The court accepted that the debt owed by the defendant to the plaintiff in the sum of S$292,568.91 was undisputed. It also noted that multiple other creditors had obtained statutory demands and had pending winding-up applications against the defendant, all of which remained unsatisfied. The defendant’s principal justification for delay was that it expected to receive funds from a joint venture arrangement after a payment claim under the SOPA framework would be disputed and resolved through adjudication.
Rejecting the request for an adjournment, the court held that the proposed stay was not a sufficient basis to postpone winding-up proceedings indefinitely or on an open-ended basis. The court was concerned about the defendant’s dire financial position, the risk of continued incurring debts while insolvent, the lack of credible, timely proposals for payment or security to creditors, and the absence of adequate evidential explanation for why the SOPA process was being invoked only at a late stage.
What Were the Facts of This Case?
The plaintiff, Industrial Floor & Systems Pte Ltd, supplies construction materials. The defendant, Civil Tech Pte Ltd, is a building and construction contractor. In May 2018, the defendant awarded the plaintiff a contract for the supply of materials and labour relating to epoxy coatings for two buildings at 70 Pasir Ris Industrial Drive 1: a four-storey Production Building and a Single Storey Central Utility Building. The defendant acted as the main contractor for the project.
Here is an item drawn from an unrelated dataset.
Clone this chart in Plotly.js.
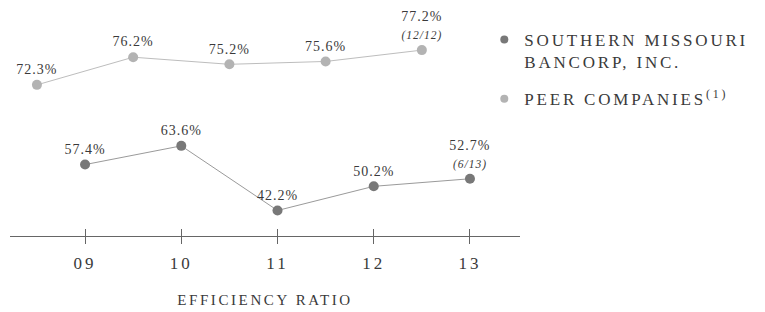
<!DOCTYPE html>
<html>
<head>
<meta charset="utf-8">
<script src="https://cdn.plot.ly/plotly-3.0.1.min.js"></script>
<style>
  html, body { margin: 0; padding: 0; background: #fff; }
  #chart { width: 765px; height: 312px; }
  .textpoint text { letter-spacing: 1px; }
  .xtick text { letter-spacing: 3px; }
  text.xtitle { letter-spacing: 2.6px; }
  text.legendtext { letter-spacing: 2.8px; }
</style>
</head>
<body>
<div id="chart"></div>
<script>
// ---- data ----
const years = [2009, 2010, 2011, 2012, 2013];
const yearLabels = ['09', '10', '11', '12', '13'];
const southernValues = [57.4, 63.6, 42.2, 50.2, 52.7];
const southernNotes = ['', '', '', '', '(6/13)'];
const peerValues = [72.3, 76.2, 75.2, 75.6, 77.2];
const peerNotes = ['', '', '', '', '(12/12)'];
const southernName = 'SOUTHERN MISSOURI<br>BANCORP, INC.';
const peerName = 'PEER COMPANIES<sup>(1)</sup>';
const axisTitle = 'EFFICIENCY RATIO';

// ---- styling ----
const serif = '"Liberation Serif", "DejaVu Serif", serif';
const textColor = '#3a3a3a';
const peerShift = -0.5; // peers drawn half a period before each year
const xRange = [2008.22, 2013.52];

function labels(vals, notes) {
  return vals.map((v, i) => v.toFixed(1) + '%' +
    (notes[i] ? '<br><span style="font-size:11.5px"><i>' + notes[i] + '</i></span>' : ''));
}

const southern = {
  x: years, y: southernValues, xaxis: 'x', yaxis: 'y',
  mode: 'lines+markers+text', showlegend: false,
  text: labels(southernValues, southernNotes), textposition: 'top center',
  textfont: { family: serif, size: 14, color: textColor },
  line: { color: '#9a9a9a', width: 1 },
  marker: { color: '#787878', size: 10 },
  cliponaxis: false, hoverinfo: 'skip'
};
const peer = {
  x: years.map(v => v + peerShift), y: peerValues, xaxis: 'x2', yaxis: 'y2',
  mode: 'lines+markers+text', showlegend: false,
  text: labels(peerValues, peerNotes), textposition: 'top center',
  textfont: { family: serif, size: 14, color: textColor },
  line: { color: '#bdbdbd', width: 1 },
  marker: { color: '#b3b3b3', size: 10 },
  cliponaxis: false, hoverinfo: 'skip'
};
// legend-only entries, placed on a thin helper strip whose x grid gives the upper tick halves
const legSouthern = {
  x: [null], y: [null], xaxis: 'x3', yaxis: 'y3', mode: 'markers', name: southernName, legendgroup: 'a',
  marker: { color: '#787878', size: 8 }, hoverinfo: 'skip'
};
const legPeer = {
  x: [null], y: [null], xaxis: 'x3', yaxis: 'y3', mode: 'markers', name: peerName, legendgroup: 'b',
  marker: { color: '#b3b3b3', size: 8 }, hoverinfo: 'skip'
};

const tickCommon = {
  range: xRange, tickvals: years, ticktext: yearLabels, tickcolor: '#666', ticklen: 7, tickwidth: 1,
  showgrid: false, zeroline: false
};

const layout = {
  width: 765, height: 312,
  margin: { l: 10, r: 245, t: 0, b: 76 },
  paper_bgcolor: '#fff', plot_bgcolor: 'rgba(0,0,0,0)',
  font: { family: serif, color: textColor },
  xaxis: Object.assign({}, tickCommon, {
    ticks: 'outside', showline: true, linecolor: '#666', linewidth: 1,
    tickfont: { family: serif, size: 17, color: textColor }, ticklabelstandoff: 5,
    title: { text: axisTitle, font: { family: serif, size: 15, color: textColor }, standoff: 22 },
    automargin: false
  }),
  xaxis2: Object.assign({}, tickCommon, {
    overlaying: 'x', anchor: 'y2', side: 'bottom', ticks: 'inside', showticklabels: false,
    showline: false
  }),
  xaxis3: Object.assign({}, tickCommon, {
    anchor: 'y3', ticks: '', showticklabels: false, showline: false,
    showgrid: true, gridcolor: '#666', gridwidth: 1
  }),
  yaxis: { range: [33.75, 111.9], visible: false, fixedrange: true },
  yaxis2: { range: [50.98, 84.27], overlaying: 'y', anchor: 'x2', visible: false, fixedrange: true },
  yaxis3: { domain: [0, 0.0297], range: [0, 1], anchor: 'x3', showgrid: false, zeroline: false,
            showticklabels: false, ticks: '', showline: false },
  showlegend: true,
  legend: {
    x: 0.93, xanchor: 'left', y: 0.907, yanchor: 'top',
    font: { family: serif, size: 17, color: textColor },
    valign: 'top', traceorder: 'grouped', tracegroupgap: 12,
    bgcolor: 'rgba(0,0,0,0)'
  }
};

Plotly.newPlot('chart', [southern, peer, legSouthern, legPeer], layout,
  { displayModeBar: false, staticPlot: true });
</script>
</body>
</html>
The plaintiff carried out the works under the contract and issued four invoices to the defendant totalling S$399,568.91. The defendant paid only the first invoice (S$107,000.00) and left the remaining three invoices unpaid. On 28 September 2018, the plaintiff demanded payment of the amounts due under the second and third invoices and stated that it was stopping work with immediate effect. Shortly thereafter, its solicitors issued a formal letter of demand.
On 9 October 2018, the plaintiff served a statutory demand pursuant to s 254(2)(a) of the Companies Act on the defendant at its registered office. The defendant acknowledged receipt by stamping the file copy. The record also indicates that several other statutory demands were served on the defendant during October 2018, reflecting a broader pattern of non-payment.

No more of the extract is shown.